Cloned Meat & Milk

The U.S. Food & Drug Administration has moved a step closer to permitting the marketing of meat and milk from cloned animals. Here’s the story from the Washington Post‘s Rick Weiss: FDA Says Clones Are Safe To Eat

Taking a long-awaited stand in an emotionally fraught food fight, the Food and Drug Administration yesterday released a 678-page analysis concluding that milk and meat from cloned animals pose no unique risks to consumers.

The decision, subject to change after a period of public comment, stops short of approving the sale of food from clones and leaves in place for now a long-standing government request that farmers keep their clones off the market.

The story also suggests that a number of companies are waiting in the wings, ready to supply clones of prize-winning animals to serve as breeding stock for genetically-superior herds. Once the FDA gives its go-ahead (perhaps withing the next year), these companies will ramp up production, so that meat and milk from cloned animals may be available for purchase within 3 years. Inevitably, this prospect has resulted in demands for labelling:

Several groups are pushing for a requirement that cloned food be labeled as such, allowing consumers to avoid it. Sundlof said such labels would be inconsistent with a long-standing FDA policy to reserve labels for scientifically substantive issues.

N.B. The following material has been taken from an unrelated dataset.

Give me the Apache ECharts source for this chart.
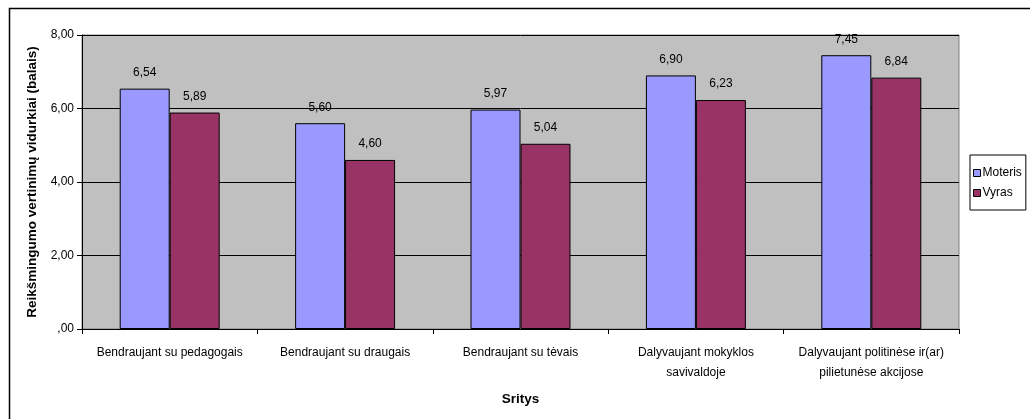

As far as I can see, the argument I presented a few weeks ago regarding demands for labelling Genetically Modified foods applies equally well to demands for labelling cloned food. They key is that there just is no evidence that cloned food is any different, in any important way, from non-cloned food. Of course, lack of evidence of danger doesn’t constitute proof of safety…but it is meaningful in situations (like the present one) in which evidence has been sought out through appropriate methods used by the relevant experts.

My argument has been — and remains — not that judgments issued by the FDA or some blue-ribbon panel is going to settle the matter once & for all, but rather that such judgments can reasonably be relied upon by conscientious companies.